According to van Dijk, Dutch universities pay most attention to the ARWU and the Times Higher Education Supplement rankings.
“But because those rankings don’t say much about education, students are more interested in the national ‘Elsevier enquete’, which reports on the (perceived) quality of education,” he told The Slovak Spectator.
ARRA has already polled Slovak students about their impression of the country’s universities and plans to continue to do so. It is currently working on two more projects: a survey in cooperation with the GfK agency on graduates’ satisfaction with their alma mater and a survey in cooperation with Profesia.sk on employers’ interest in graduates from different universities, the Trend weekly wrote. The results will be published in early 2009.
Slovak academia cast in an unflattering light
Slovak universities’ lacklustre performance in the ARRA rankings shows the system is struggling with a number of challenges. The faculties, divided into six groups according to field of study, failed to show any ability to compete internationally, even in Central Europe.
The only Slovak school that ranked first in comparison with its Czech counterparts was the Slovak University of Technology’s Faculty of Chemistry and Food Technologies in Bratislava.
“We are successful because we always compare our work with the best,” Dušan Bakoš, who heads the faculty, told The Slovak Spectator. “We believe the quality of scientific work is the most important value, perform regular evaluations, have strict criteria for promoting staff, present the results of our work abroad and, mainly, we build on the traditions of scientific work.”
Even so, Bakoš confirmed, the ranking will have no significance for prospective students. Chemistry is simply not a popular field of study, so the faculty is facing a declining number of students, he told the Sme daily.
Meanwhile, the challenges confronting university education are causing Slovak students to choose universities that they believe can provide better conditions.

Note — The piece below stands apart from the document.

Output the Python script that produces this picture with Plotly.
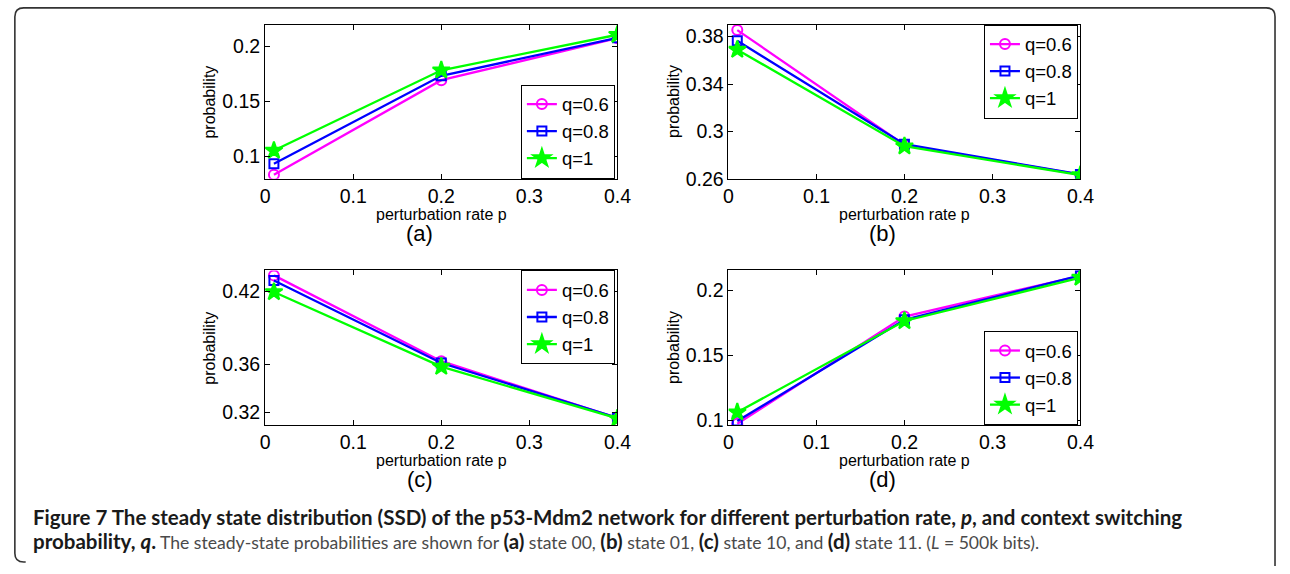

About 18,000 Slovak students currently study in the Czech Republic, and hundreds more are studying around the world, according to the ARWU report.
Ivan Ostrovský from ARRA believes that Czech schools are preferred among some Slovak students because, as in the US and Western Europe, Czech universities are funded with the goal of creating centres of specialisation.
“Slovakia could develop two schools into centres of science, like in the Czech Republic, where science is focused at Charles University in Prague and Masaryk University in Brno,” Ostrovský told Sme.
Van Dijk said that improving the quality and quantity of Slovak international output would contribute to a higher ranking. He suggested that the rankings focus on Slovak PhD students and young researchers, and that monographs be replaced by PhD theses containing international articles.
“Such measures don’t cost extra money, but make more efficient use of the money which is present,” he told The Slovak Spectator.
A lot also needs to be improved in the way Slovak universities are financed, he added.
According to Pástor from the University of Chicago, which ranks among the top 10 world universities in most rankings, Slovak professors face low pay and a heavy workload in comparison to the US. If the government wants to continue running Slovak universities, he said, it needs to be more generous with its funding, because investment in education only becomes profitable in the long run.
“In times of economic distress, such as today, governments tend to focus on short-term fixes instead of long-term investment,” he said. “Therefore, I don’t expect any magic solution to the Slovak university problem in the next year or two.”